Elsevier, Forensic Science International: Animals and Environments, Volume 2, December 2022
Poniente J.A., Pereda J.M.R., Dela Pena J.T., Ventolero M.F.H., Santos M.D.

Illegal wildlife trade (IWT) is a global concern and a major threat to biodiversity conservation. In the Philippines, enforcement of laws related to aquatic wildlife is actively pursued pursuant to the Republic Act (RA) 9147 otherwise known as the Wildlife Resources Conservation and Protection Act and RA 8550 or the Philippine Fisheries Code of 1998 as amended by RA 10654. The National Fisheries Research and Development Institute - Genetic Fingerprinting Laboratory (NFRDI-GFL), functions as lead laboratory for identifying aquatic species in the country using genetic markers pursuant to Philippine Executive Order 154, series of 2013. Philippine law enforcement agencies send confiscated aquatic wildlife samples to NFRDI-GFL for identifying species since 2012 to present.

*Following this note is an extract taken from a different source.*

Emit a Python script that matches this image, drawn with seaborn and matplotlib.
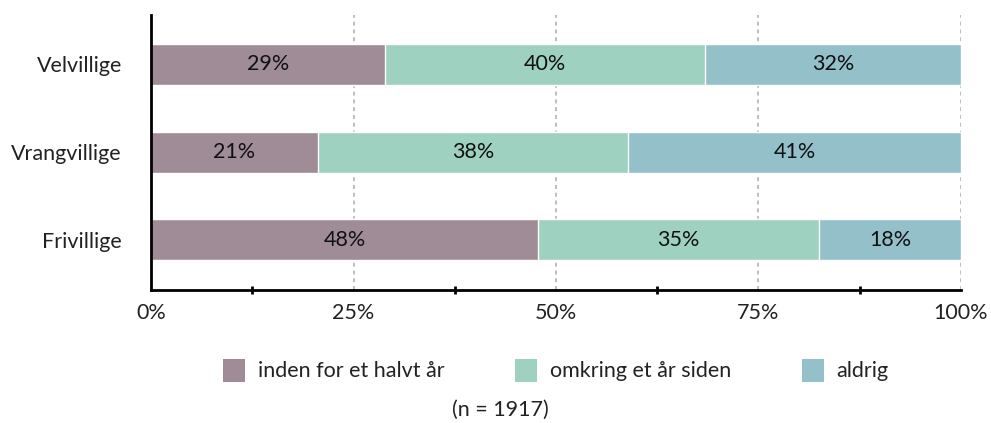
import numpy as np
import pandas as pd
import matplotlib.pyplot as plt
from matplotlib.patches import Patch
from matplotlib.ticker import MultipleLocator, PercentFormatter
import seaborn as sns

# Data
groups = ['Velvillige', 'Vrangvillige', 'Frivillige']
series = ['inden for et halvt år', 'omkring et år siden', 'aldrig']
halvt_aar = [28.9, 20.6, 47.8]
aar_siden = [39.5, 38.3, 34.7]
aldrig = [31.6, 41.1, 17.5]
colors = ['#a08c97', '#9fd1c0', '#93c0c9']

sns.set_theme(style='white')
plt.rcParams['font.family'] = ['Lato', 'DejaVu Sans']
FS = 15.5

df = pd.DataFrame({'group': groups, series[0]: halvt_aar,
                   series[1]: aar_siden, series[2]: aldrig})
cum = df[series].cumsum(axis=1)

fig = plt.figure(figsize=(9.91, 4.23), dpi=100)
ax = fig.add_axes([0.1524, 0.3144, 0.8173, 0.6501])

# stacked bars: draw cumulative totals, largest first
for i in reversed(range(len(series))):
    sns.barplot(x=cum[series[i]], y=df['group'], orient='h', color=colors[i],
                width=0.466, saturation=1, ax=ax, zorder=3)

# value labels
for i, s in enumerate(series):
    left = cum[s] - df[s]
    for j, v in enumerate(df[s]):
        ax.text(left[j] + v / 2, j, f'{round(v)}%', ha='center', va='center',
                fontsize=FS, color='#111111', zorder=4)

ax.set_xlim(0, 100)
ax.set_ylim(2.57, -0.56)
ax.xaxis.set_major_locator(MultipleLocator(25))
ax.xaxis.set_minor_locator(MultipleLocator(12.5))
ax.xaxis.set_major_formatter(PercentFormatter(decimals=0))
ax.tick_params(axis='x', which='major', length=6, width=2, color='black',
               labelsize=FS, pad=6, labelcolor='#222222', direction='inout')
ax.tick_params(axis='x', which='minor', length=6, width=2, color='black',
               direction='inout', bottom=True)
ax.tick_params(axis='y', length=0, labelsize=FS, pad=21, labelcolor='#222222')
ax.set_xlabel('')
ax.set_ylabel('')

for x in [25, 50, 75, 100]:
    ax.axvline(x, color='#bdbdbd', linestyle=(0, (2, 2)), linewidth=1.4, zorder=1)

sns.despine(ax=ax, top=True, right=True)
ax.spines['left'].set_color('black')
ax.spines['left'].set_linewidth(2)
ax.spines['bottom'].set_color('black')
ax.spines['bottom'].set_linewidth(2)
ax.spines['left'].set_zorder(5)

handles = [Patch(facecolor=c, edgecolor='none') for c in colors]
fig.legend(handles, series, loc='center', bbox_to_anchor=(0.561, 0.125), ncol=3,
           frameon=False, fontsize=FS, handlelength=1.0, handleheight=1.25,
           handletextpad=0.6, columnspacing=3.3, labelcolor='#222222')

fig.text(0.505, 0.031, '(n = 1917)', ha='center', va='center', fontsize=FS,
         color='#222222')

fig.savefig('out.png', dpi=100)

DNA-based species identification of wildlife often uses mitochondrial genes such as Cytochrome c oxidase 1 (CO1) and Cytochrome b (Cytb). Here, a total of 114 individual from confiscation events mostly from Metro Manila and Davao regions were identified using CO1 and Cytb, and their trace files stored in the NFRDI-GFL database. Of the 114 individuals, 26 species have been identified; 16 are under threatened category under IUCN, 17 are listed under the CITES Appendices and 21 are considered as regulated under Philippine Laws. Taken together, this study shows that IWT for aquatic species is evident in the country. Moreover, the use of mitochondrial DNA-based methods can provide accurate species identification, hence allowing for better monitoring and tracking of IWT to support fisheries management and conservation in the country.